▶ [Given instruction] Which lines in the records below contain the word "HTML"? Copy each of them.

▶ [Provided material]
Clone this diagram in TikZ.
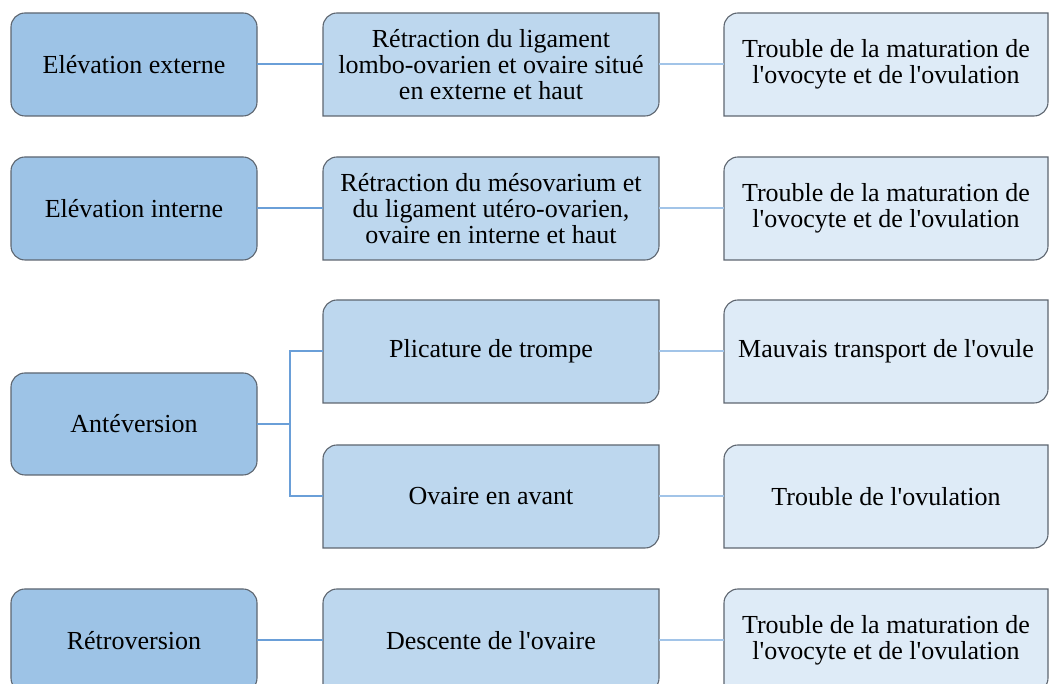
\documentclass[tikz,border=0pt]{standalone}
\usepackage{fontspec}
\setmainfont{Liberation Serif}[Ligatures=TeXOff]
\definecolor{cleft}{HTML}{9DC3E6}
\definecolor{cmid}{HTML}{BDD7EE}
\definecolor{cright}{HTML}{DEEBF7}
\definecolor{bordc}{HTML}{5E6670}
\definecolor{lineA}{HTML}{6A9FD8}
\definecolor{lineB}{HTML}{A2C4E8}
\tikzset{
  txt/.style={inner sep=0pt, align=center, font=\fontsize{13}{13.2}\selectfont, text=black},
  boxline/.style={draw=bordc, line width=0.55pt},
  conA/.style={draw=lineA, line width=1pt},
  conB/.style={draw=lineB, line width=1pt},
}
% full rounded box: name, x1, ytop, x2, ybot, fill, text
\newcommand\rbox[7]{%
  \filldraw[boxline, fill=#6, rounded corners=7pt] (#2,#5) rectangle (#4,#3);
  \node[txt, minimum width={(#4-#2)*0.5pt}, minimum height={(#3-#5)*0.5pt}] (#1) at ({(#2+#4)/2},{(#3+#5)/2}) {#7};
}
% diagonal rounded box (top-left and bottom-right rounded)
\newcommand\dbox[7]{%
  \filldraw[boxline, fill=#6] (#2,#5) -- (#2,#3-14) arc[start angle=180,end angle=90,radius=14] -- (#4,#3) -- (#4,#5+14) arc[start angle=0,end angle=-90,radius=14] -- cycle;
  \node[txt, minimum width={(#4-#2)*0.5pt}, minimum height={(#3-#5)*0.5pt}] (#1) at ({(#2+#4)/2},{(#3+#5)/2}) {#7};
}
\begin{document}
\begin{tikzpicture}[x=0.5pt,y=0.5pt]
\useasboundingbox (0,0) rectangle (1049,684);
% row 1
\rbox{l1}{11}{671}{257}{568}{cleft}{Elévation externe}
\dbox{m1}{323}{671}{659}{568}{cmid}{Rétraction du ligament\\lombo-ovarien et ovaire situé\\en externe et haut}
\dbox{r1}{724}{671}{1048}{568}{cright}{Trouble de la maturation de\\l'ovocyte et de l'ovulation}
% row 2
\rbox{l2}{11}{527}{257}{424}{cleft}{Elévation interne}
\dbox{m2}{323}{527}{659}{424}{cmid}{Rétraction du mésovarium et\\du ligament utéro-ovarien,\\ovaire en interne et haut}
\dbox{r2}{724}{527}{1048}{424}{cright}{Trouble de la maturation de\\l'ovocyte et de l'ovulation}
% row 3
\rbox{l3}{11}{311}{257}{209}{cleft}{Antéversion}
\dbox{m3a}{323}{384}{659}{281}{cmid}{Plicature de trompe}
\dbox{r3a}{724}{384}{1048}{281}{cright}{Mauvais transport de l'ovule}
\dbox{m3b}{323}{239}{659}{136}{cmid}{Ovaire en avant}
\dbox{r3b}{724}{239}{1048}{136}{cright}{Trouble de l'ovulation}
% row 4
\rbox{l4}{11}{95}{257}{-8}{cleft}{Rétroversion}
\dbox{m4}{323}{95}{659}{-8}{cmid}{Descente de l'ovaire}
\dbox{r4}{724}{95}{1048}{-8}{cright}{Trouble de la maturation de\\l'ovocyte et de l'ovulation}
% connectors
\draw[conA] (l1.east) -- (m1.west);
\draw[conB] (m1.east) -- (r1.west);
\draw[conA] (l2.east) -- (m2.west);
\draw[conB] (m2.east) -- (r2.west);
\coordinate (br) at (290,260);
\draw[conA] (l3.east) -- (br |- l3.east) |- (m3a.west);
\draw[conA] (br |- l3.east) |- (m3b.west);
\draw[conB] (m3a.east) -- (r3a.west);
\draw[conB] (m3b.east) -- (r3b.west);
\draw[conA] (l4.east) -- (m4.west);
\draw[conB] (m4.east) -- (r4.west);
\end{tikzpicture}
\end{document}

---

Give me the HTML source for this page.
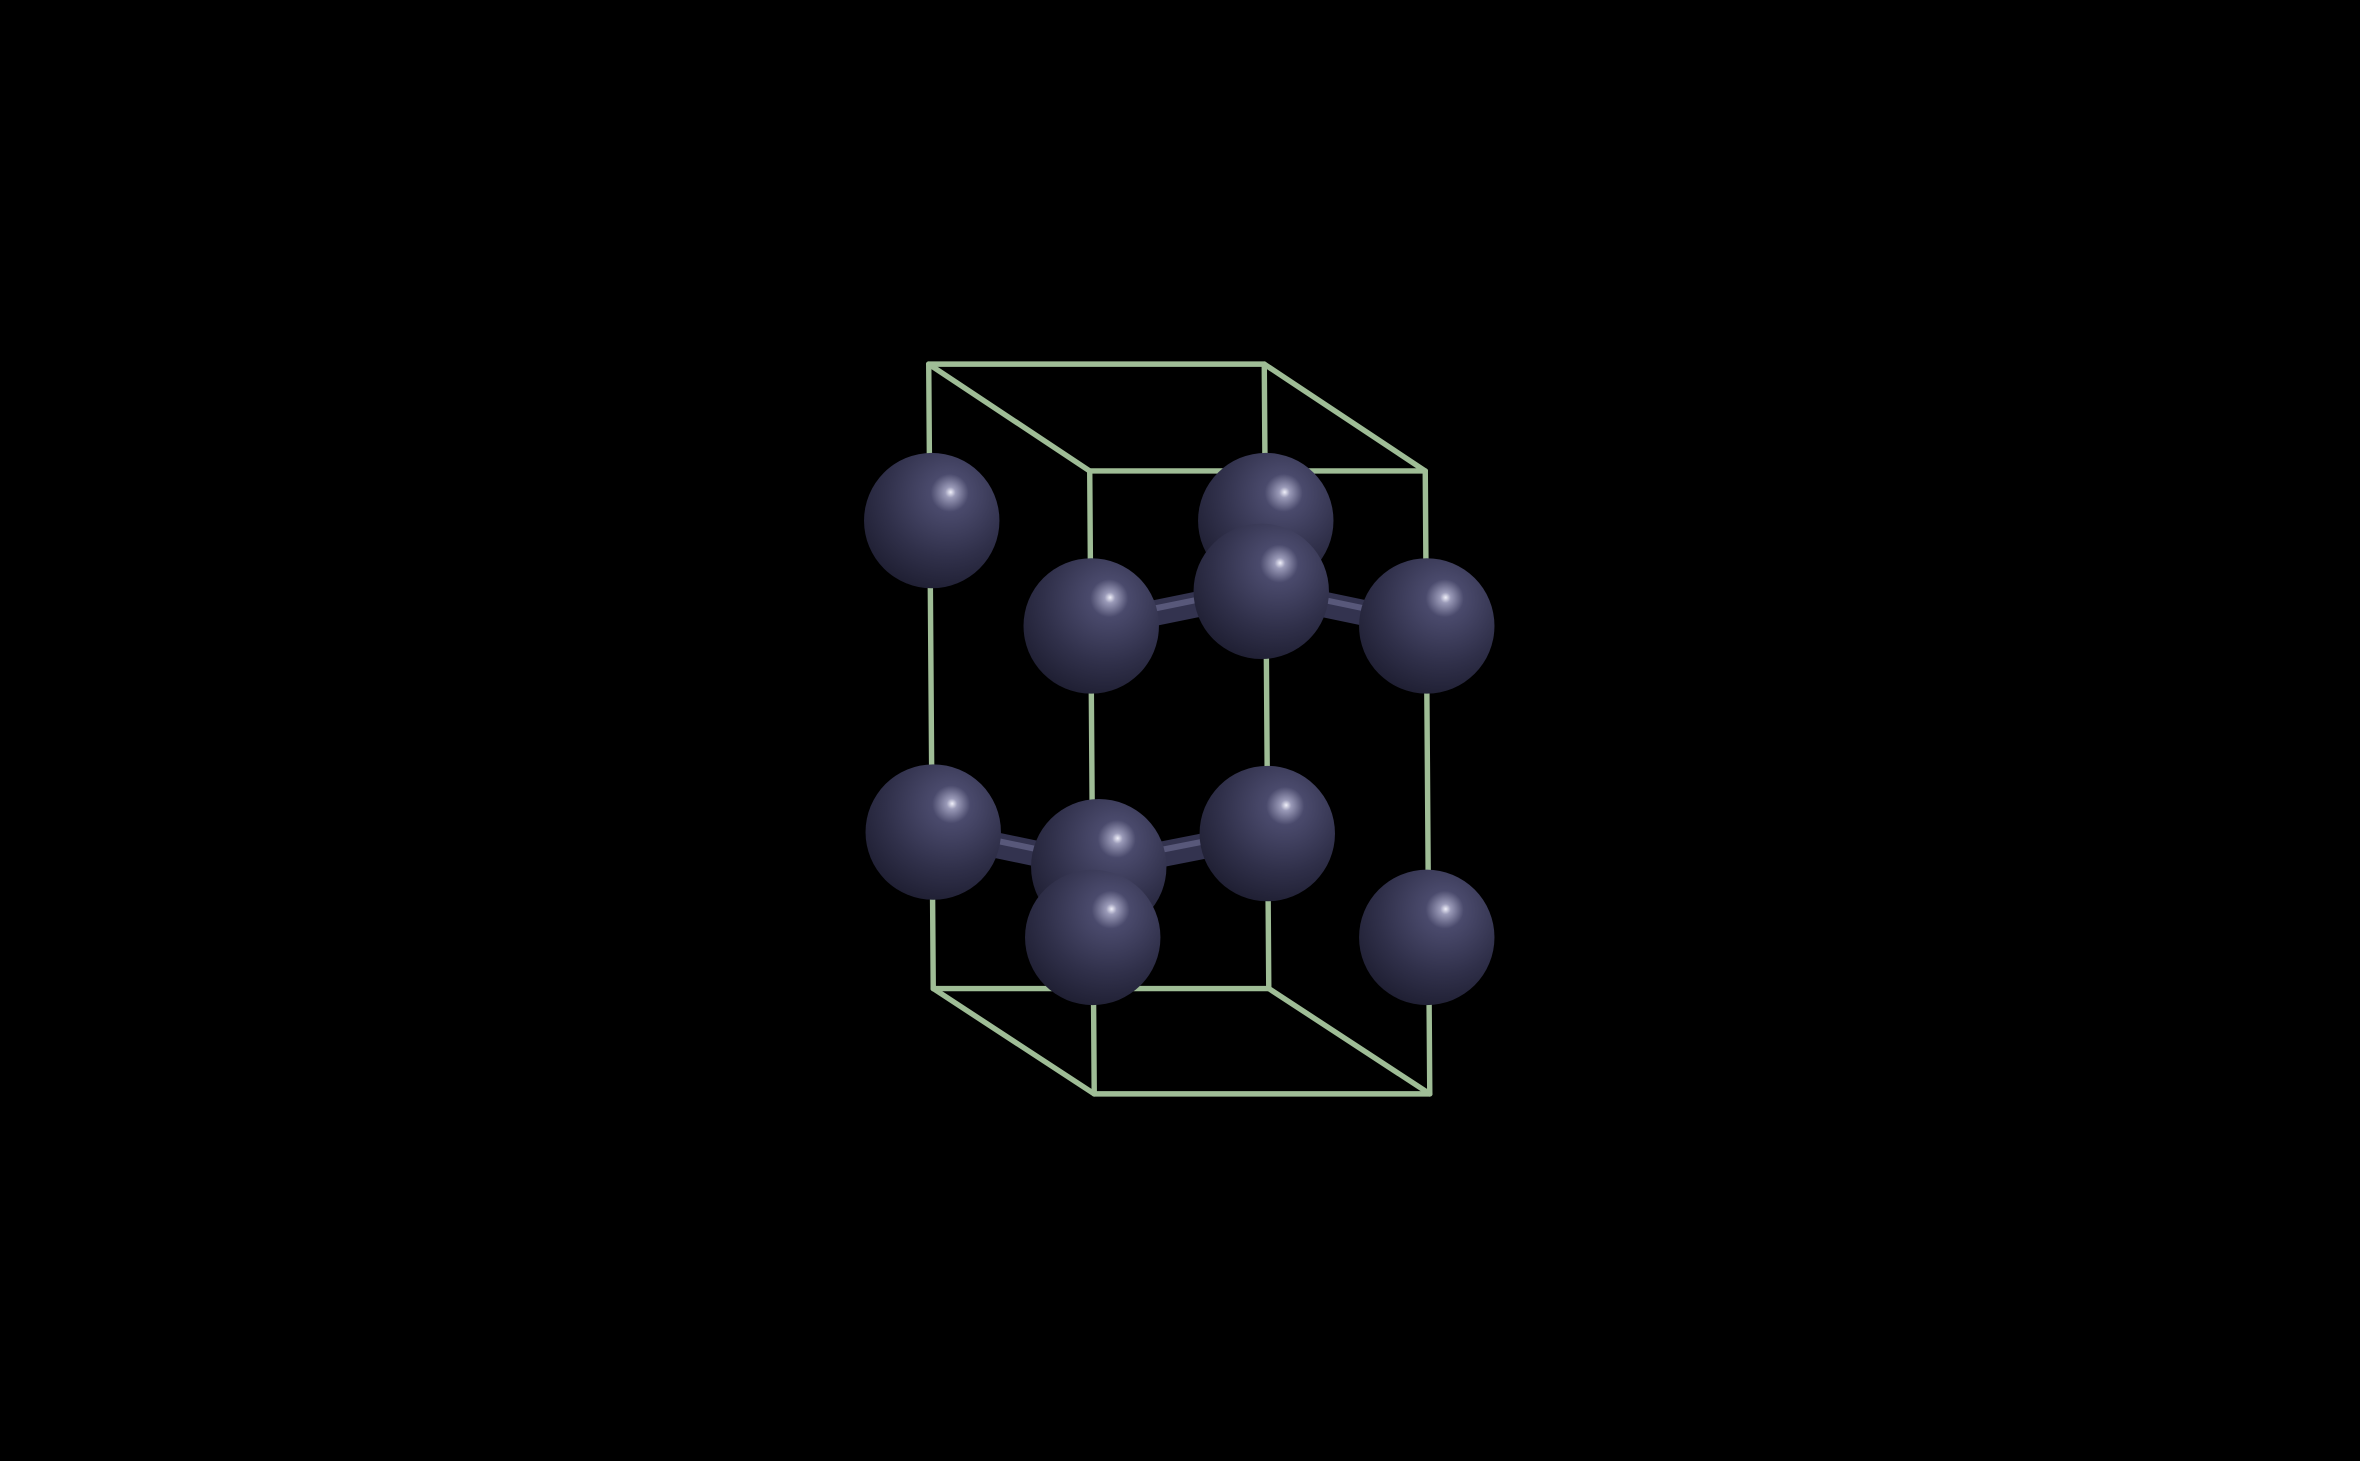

▶ [Reply]
\definecolor{cleft}{HTML}{9DC3E6}
\definecolor{cmid}{HTML}{BDD7EE}
\definecolor{cright}{HTML}{DEEBF7}
\definecolor{bordc}{HTML}{5E6670}
\definecolor{lineA}{HTML}{6A9FD8}
\definecolor{lineB}{HTML}{A2C4E8}
Give me the HTML source for this page.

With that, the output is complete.